Fortunately, there are things that you can do as a parent to help keep your teenaged child safe behind the wheel.
- Make sure they have a purpose
Teens like to go out and just “drive around,” particularly when they have just received their license and the experience is still novel. However, your teen is less likely to get in an accident when he or she is driving to a specific destination. Do not allow your child to “just drive around.” Every time he or she sets out, verify the destination and estimated time of arrival and departure.
- Have a passenger policy
Passengers in a car can pose a distraction, which can be especially dangerous for inexperienced drivers. In Nevada, a young driver may transport only immediate family members for the first six months after getting a license. However, you may wish to extend this rule and prevent your teen from carrying passengers until he or she is a little more mature and experienced.

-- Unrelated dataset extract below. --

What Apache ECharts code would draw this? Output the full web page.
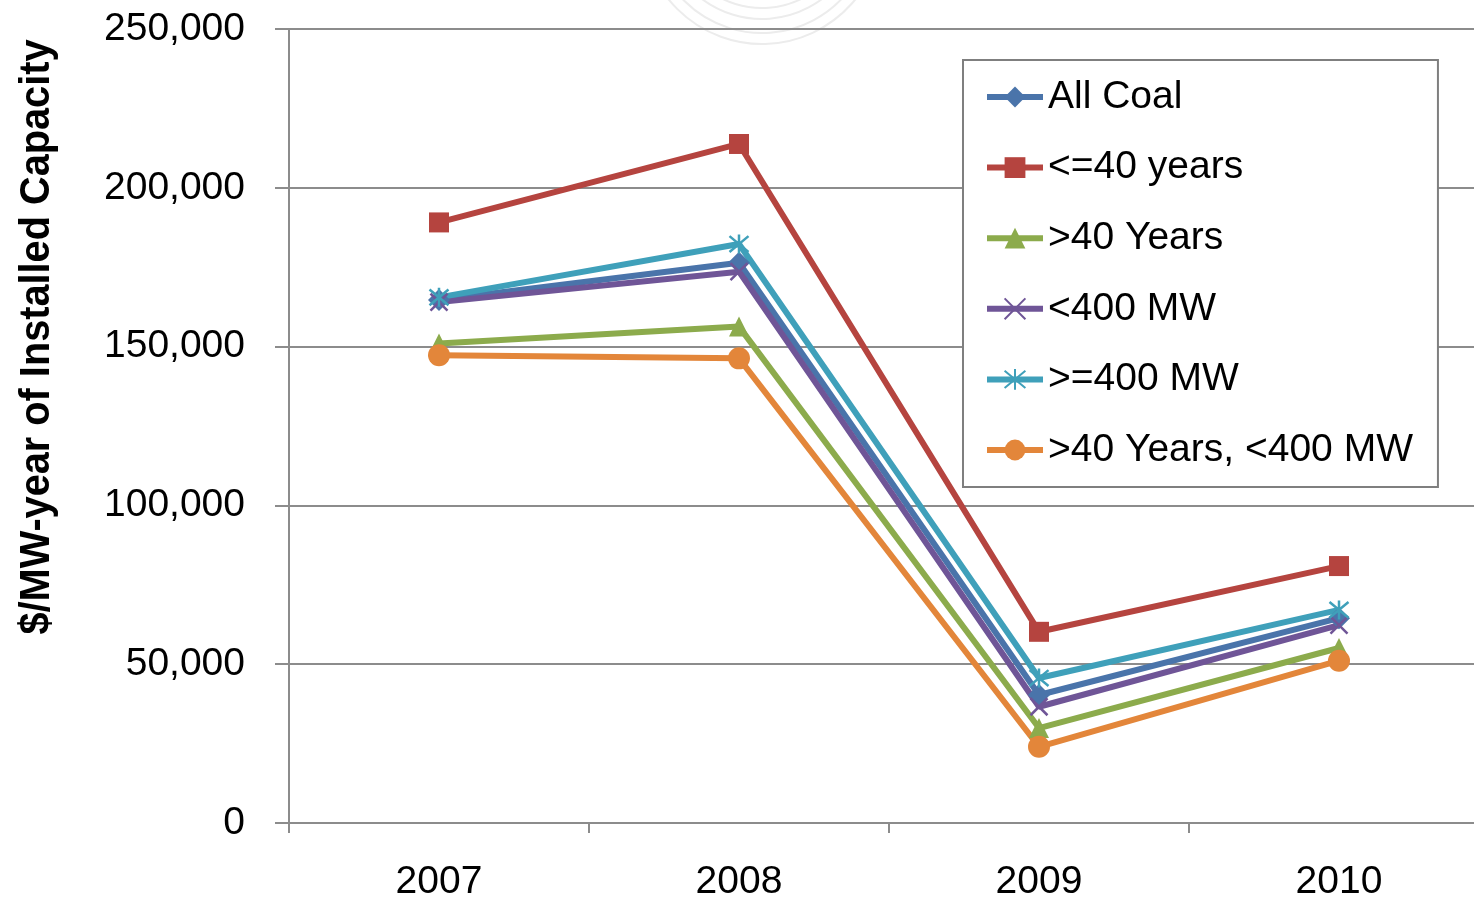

- Discuss laws and consequences
Be sure that your teen knows both the traffic laws in your jurisdiction and the driving rules in your family. Explain why certain behaviors are dangerous and discuss the consequences for any violations so your child knows what to expect.
- Lead by example
What you tell your teen about driving leaves less of an impression than what you do behind the wheel. Children of any age tend to mimic what they see their parents doing. Therefore, be sure that you do not engage in any behaviors that you want your teen driver to avoid, such as texting while driving or speeding.